[BEGIN Source material]

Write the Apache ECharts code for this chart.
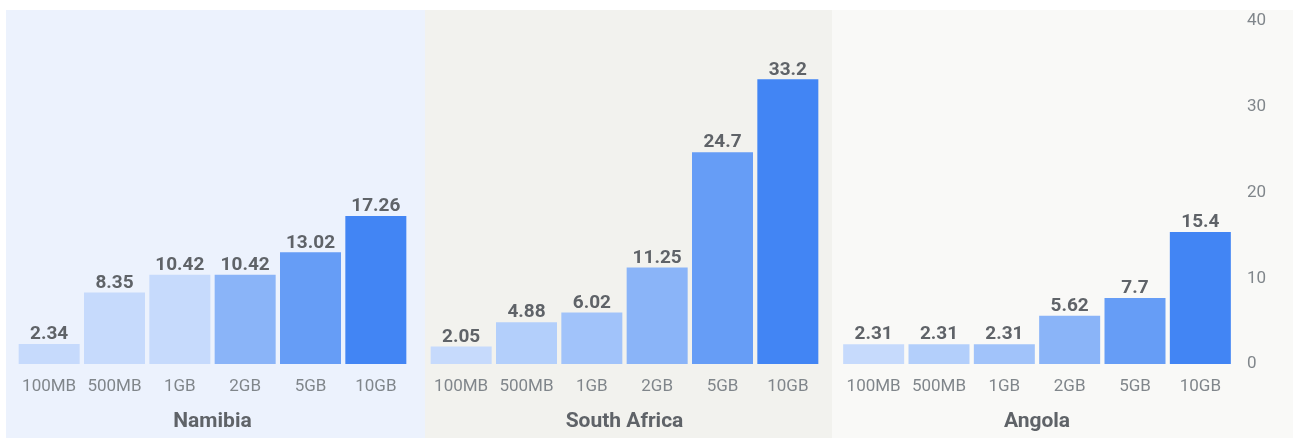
<!DOCTYPE html>
<html>
<head>
<meta charset="utf-8">
<script src="https://cdn.jsdelivr.net/npm/echarts@6/dist/echarts.min.js"></script>
<style>
html,body{margin:0;padding:0;background:#fff;}
#chart{width:1293px;height:439px;}
</style>
</head>
<body>
<div id="chart"></div>
<script>
const categories = ['100MB','500MB','1GB','2GB','5GB','10GB'];
const countries = ['Namibia','South Africa','Angola'];
const namibia = [2.34, 8.35, 10.42, 10.42, 13.02, 17.26];
const southAfrica = [2.05, 4.88, 6.02, 11.25, 24.7, 33.2];
const angola = [2.31, 2.31, 2.31, 5.62, 7.7, 15.4];
const yTicks = [0, 10, 20, 30, 40];

const seriesValues = [namibia, southAfrica, angola];
const panelColors = [
  ['#c6dafc','#c6dafc','#c6dafc','#8ab4f8','#669df6','#4285f4'],
  ['#c6dafc','#b3cffb','#a1c3fa','#8ab4f8','#669df6','#4285f4'],
  ['#c6dafc','#b3cffb','#a1c3fa','#8ab4f8','#669df6','#4285f4']
];
const panelBg = ['#ecf2fd','#f2f2ee','#f9f9f7'];
const panelX = [[6,425],[425,832],[832,1293]];
const gridLeft = [16.5, 428.5, 841];
const gridWidth = 392;
const FONT = 'Roboto, "Open Sans", sans-serif';

const chart = echarts.init(document.getElementById('chart'), null, {renderer:'canvas'});

const grids = [], xAxes = [], yAxes = [], series = [];
for (let i = 0; i < 3; i++) {
  grids.push({left: gridLeft[i], width: gridWidth, top: 21, bottom: 75, containLabel: false});
  xAxes.push({
    type: 'category', gridIndex: i, data: categories,
    axisLine: {show:false}, axisTick: {show:false},
    axisLabel: {color:'#80868b', fontSize:17, fontFamily: FONT, margin: 14, interval: 0},
    name: countries[i], nameLocation: 'middle', nameGap: 47,
    nameTextStyle: {color:'#5f6368', fontSize:21, fontWeight:'bold', fontFamily: FONT}
  });
  yAxes.push({
    type: 'value', gridIndex: i, min: yTicks[0], max: yTicks[yTicks.length-1], interval: 10,
    position: 'right',
    splitLine: {show:false}, axisLine:{show:false}, axisTick:{show:false},
    axisLabel: {show: i === 2, color:'#80868b', fontSize:17, fontFamily: FONT, margin: 14}
  });
  series.push({
    type: 'bar', xAxisIndex: i, yAxisIndex: i, barWidth: 61,
    data: seriesValues[i].map((v, j) => ({value: v, itemStyle: {color: panelColors[i][j]}})),
    label: {show: true, position: 'top', distance: 0, color:'#5f6368', fontSize:19, fontWeight:'bold', fontFamily: FONT},
    silent: true
  });
}

const graphics = panelX.map((p, i) => ({
  type: 'rect', z: -10, silent: true,
  shape: {x: p[0], y: 10, width: p[1]-p[0], height: 428},
  style: {fill: panelBg[i]}
}));

chart.setOption({
  animation: false,
  backgroundColor: '#ffffff',
  graphic: graphics,
  grid: grids, xAxis: xAxes, yAxis: yAxes, series: series
});
</script>
</body>
</html>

[END Source material]

Write out the listing above again, exactly, but with no pictures in the copy.

▸ **Response to the task**:
Write the Apache ECharts code for this chart.
<!DOCTYPE html>
<html>
<head>
<meta charset="utf-8">
<script src="https://cdn.jsdelivr.net/npm/echarts@6/dist/echarts.min.js"></script>
<style>
html,body{margin:0;padding:0;background:#fff;}
#chart{width:1293px;height:439px;}
</style>
</head>
<body>
<div id="chart"></div>
<script>
const categories = ['100MB','500MB','1GB','2GB','5GB','10GB'];
const countries = ['Namibia','South Africa','Angola'];
const namibia = [2.34, 8.35, 10.42, 10.42, 13.02, 17.26];
const southAfrica = [2.05, 4.88, 6.02, 11.25, 24.7, 33.2];
const angola = [2.31, 2.31, 2.31, 5.62, 7.7, 15.4];
const yTicks = [0, 10, 20, 30, 40];

const seriesValues = [namibia, southAfrica, angola];
const panelColors = [
  ['#c6dafc','#c6dafc','#c6dafc','#8ab4f8','#669df6','#4285f4'],
  ['#c6dafc','#b3cffb','#a1c3fa','#8ab4f8','#669df6','#4285f4'],
  ['#c6dafc','#b3cffb','#a1c3fa','#8ab4f8','#669df6','#4285f4']
];
const panelBg = ['#ecf2fd','#f2f2ee','#f9f9f7'];
const panelX = [[6,425],[425,832],[832,1293]];
const gridLeft = [16.5, 428.5, 841];
const gridWidth = 392;
const FONT = 'Roboto, "Open Sans", sans-serif';

const chart = echarts.init(document.getElementById('chart'), null, {renderer:'canvas'});

const grids = [], xAxes = [], yAxes = [], series = [];
for (let i = 0; i < 3; i++) {
  grids.push({left: gridLeft[i], width: gridWidth, top: 21, bottom: 75, containLabel: false});
  xAxes.push({
    type: 'category', gridIndex: i, data: categories,
    axisLine: {show:false}, axisTick: {show:false},
    axisLabel: {color:'#80868b', fontSize:17, fontFamily: FONT, margin: 14, interval: 0},
    name: countries[i], nameLocation: 'middle', nameGap: 47,
    nameTextStyle: {color:'#5f6368', fontSize:21, fontWeight:'bold', fontFamily: FONT}
  });
  yAxes.push({
    type: 'value', gridIndex: i, min: yTicks[0], max: yTicks[yTicks.length-1], interval: 10,
    position: 'right',
    splitLine: {show:false}, axisLine:{show:false}, axisTick:{show:false},
    axisLabel: {show: i === 2, color:'#80868b', fontSize:17, fontFamily: FONT, margin: 14}
  });
  series.push({
    type: 'bar', xAxisIndex: i, yAxisIndex: i, barWidth: 61,
    data: seriesValues[i].map((v, j) => ({value: v, itemStyle: {color: panelColors[i][j]}})),
    label: {show: true, position: 'top', distance: 0, color:'#5f6368', fontSize:19, fontWeight:'bold', fontFamily: FONT},
    silent: true
  });
}

const graphics = panelX.map((p, i) => ({
  type: 'rect', z: -10, silent: true,
  shape: {x: p[0], y: 10, width: p[1]-p[0], height: 428},
  style: {fill: panelBg[i]}
}));

chart.setOption({
  animation: false,
  backgroundColor: '#ffffff',
  graphic: graphics,
  grid: grids, xAxis: xAxes, yAxis: yAxes, series: series
});
</script>
</body>
</html>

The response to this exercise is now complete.